Use the following fields when the target assets are from a Relational Database.

  • TARGET_DB: Name of the database where the target table object is found
  • TARGET_SCHEMA: Name of the schema where the target table object is found
  • TARGET_TABLE: Name of the target table object

Use the following fields when the target assets are from S3.

  • TARGET_BUCKET: Name of the bucket where the S3 objects are found
  • TARGET_BUCKET_ARN: ARN of the bucket
  • TARGET_OBJECT: Name (key) of the S3 object
  • TARGET_OBJECT_ARN: ARN of the S3 object

Asset creation controllers

  • CREATE_SOURCE_IF_NOT_EXISTS: Controls whether or not the script should create the source asset referenced by the source identifier fields or if it should require them to exist apart from the script in order to generate the lineage. Valid values are "TRUE" and "FALSE".
  • CREATE_TARGET_IF_NOT_EXISTS: Controls whether or not the script should create the target asset referenced by the target identifier fields or if it should require them to exist apart from the script in order to generate the lineage. Valid values are "TRUE" and "FALSE".

Lineage metadata fields

  • DESCRIPTION: Description to be saved on the lineage/process asset that connects the source/target objects on that row of the mapping file.
  • EXPRESSION: SQL/Expression to be saved on the lineage/process asset.

Templates

Workflow Setup

Credentials

Input Method

  • Input: This identifies the method by which the package will acces the input file. Currently, the only option is S3 Bucket.

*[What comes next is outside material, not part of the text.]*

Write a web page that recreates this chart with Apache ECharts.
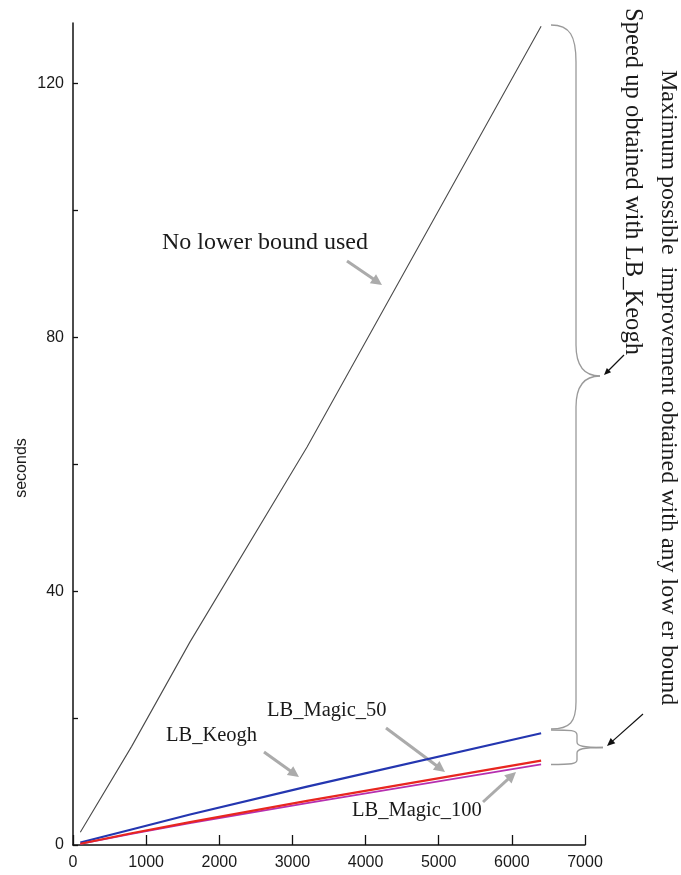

S3 Input Option Parameters

  • AWS Access Key: AWS Access Key used to gain access to the S3 bucket where the mapping file is located.
  • AWS Access Secret: AWS Access Secret used to gain access to the S3 bucket where the mapping file is located.
  • S3 Bucket Name: Name of the S3 bucket where the input file is located.
  • Mapping Filename/Key: Name of the CSV mapping file/key in S3 including the prefix.
  • S3 Region: AWS Region where the S3 bucket is located.

Configuration

  • Connection QN: Qualified Name of the connection where the lienage/process assets will be created. NOTE: This must be created via the API separate from running the workflow.
  • Name: Will be name of the custom metadata set created/used by the workflow to store the reference info about this source. Can be used for multiple instances of this package.
  • Instance Name: Will be the name of the custom metadata property that will store the identity of the workflow.
  • Instance Unique ID: Unique identifier to be stored on each asset that is created by this workflow. MUST BE UNIQUE TO WORKFLOW

How it works

  • The Custom Metadata set/property used for identifying the workflow may be pre-created, or it will be created by the workflow. It is recommended to let the workflow create it as it will be "locked" in the UI so that it cannot be inadvertently modified.
  • Every unique asset in the input file (database, schema, table, S3 bucket, S3 ojbect, etc.) that has the "CREATE_SOURCE/TARGET_IF_NOT_EXISTS" field set to "True" will be created by the workflow.
  • If an asset has the "CREATE_SOURCE/TARGET_IF_NOT_EXISTS" set to "False", the workflow will not create the asset. It must already exist in Atlan under the specified connection if the lineage represented by that line is to be generated.
  • Lineage will be created in Atlan for every row in the input file for which both the source and target assets exist in Atlan and are active (either created by the workflow or pre-existing).
  • If the Description or Expression lineage metadata are updated in the input mapping file after they were created by the lineage, they will be updated on the process asset in a subsequent run.
  • Every asset (including lineage) will have the Custom Metadata property identifed in the configuration set with the CIF Unique ID value so that the workflow can locate the assets it authored in subsequent runs, and deprecate them if needed.
  • If assets or lineage previously created by the workflow are no longer found in the input mapping file, the workflow will deprecate them (archive the assets, purge/delete the lineage).
  • If on a subsequent run, the "CREATE_SOURCE/TARGET_IF_NOT_EXISTS" field is set to "False" for an asset that was previously created by the workflow, the asset (and corresponding lineage) will be deprecated.